All diesen Schwächen zum Trotz, muss man dem Film aber konstatieren, dass er seine Momente hat. Auf teils recht zähe Sequenzen folgen oftmals geradezu herausragende Einzelmomente wie der, in dem die entsetzte Elisabeth im TV einen buddhistischen Mönch sieht, der bei lebendigem Leibe verbrennt. Auch die Verschmelzung der Gesichter von Andersson und Ullmann ist ein ausgesprochen eindrucksvoller Moment, der im Gedächtnis haften bleibt. Die beiden Hauptdarstellerinnen liefern sich zudem ein eindrucksvolles Psychoduell, trotz der schwer entschlüsselbaren Charaktere, die sie verkörpern.

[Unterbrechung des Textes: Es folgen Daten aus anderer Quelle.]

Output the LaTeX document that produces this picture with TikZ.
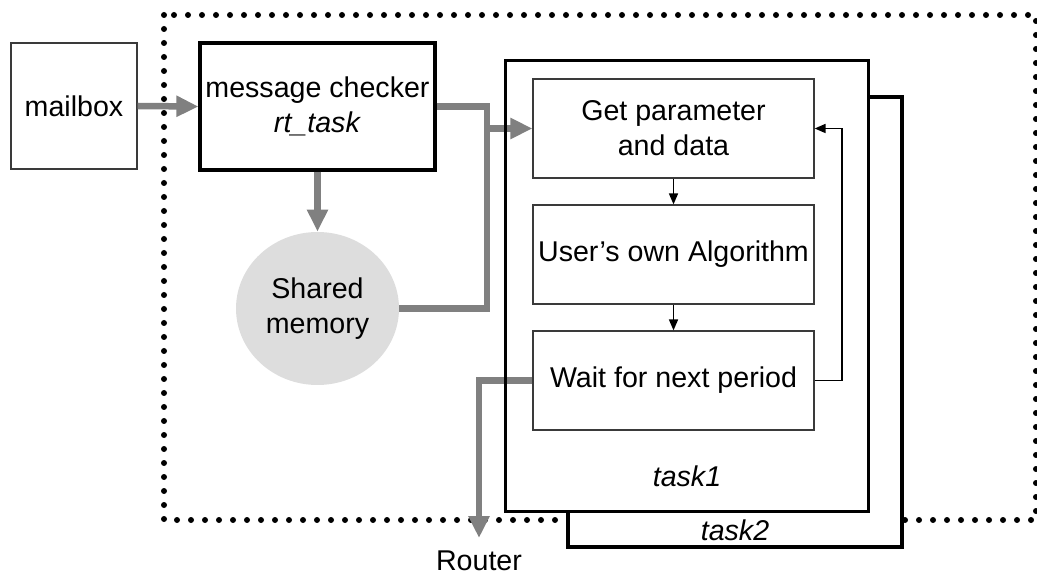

Fazit: Ein durchaus sehenswerter, wenn auch schwer verdaulicher und anstrengender Film, der dem Zuschauer eine Menge Rätsel aufgibt. Trotz seines Rufs gehört er sicher nicht mit zu Bergmans besten Arbeiten. Zu faszinieren vermag er aber dennoch. Wer verkopftes Kunstkino mit Hang zum Experimentalfilm mag, sollte sich diesen frühen Mindfuck nicht entgehen lassen. Einiges an Geduld sollte man aber schon aufbringen!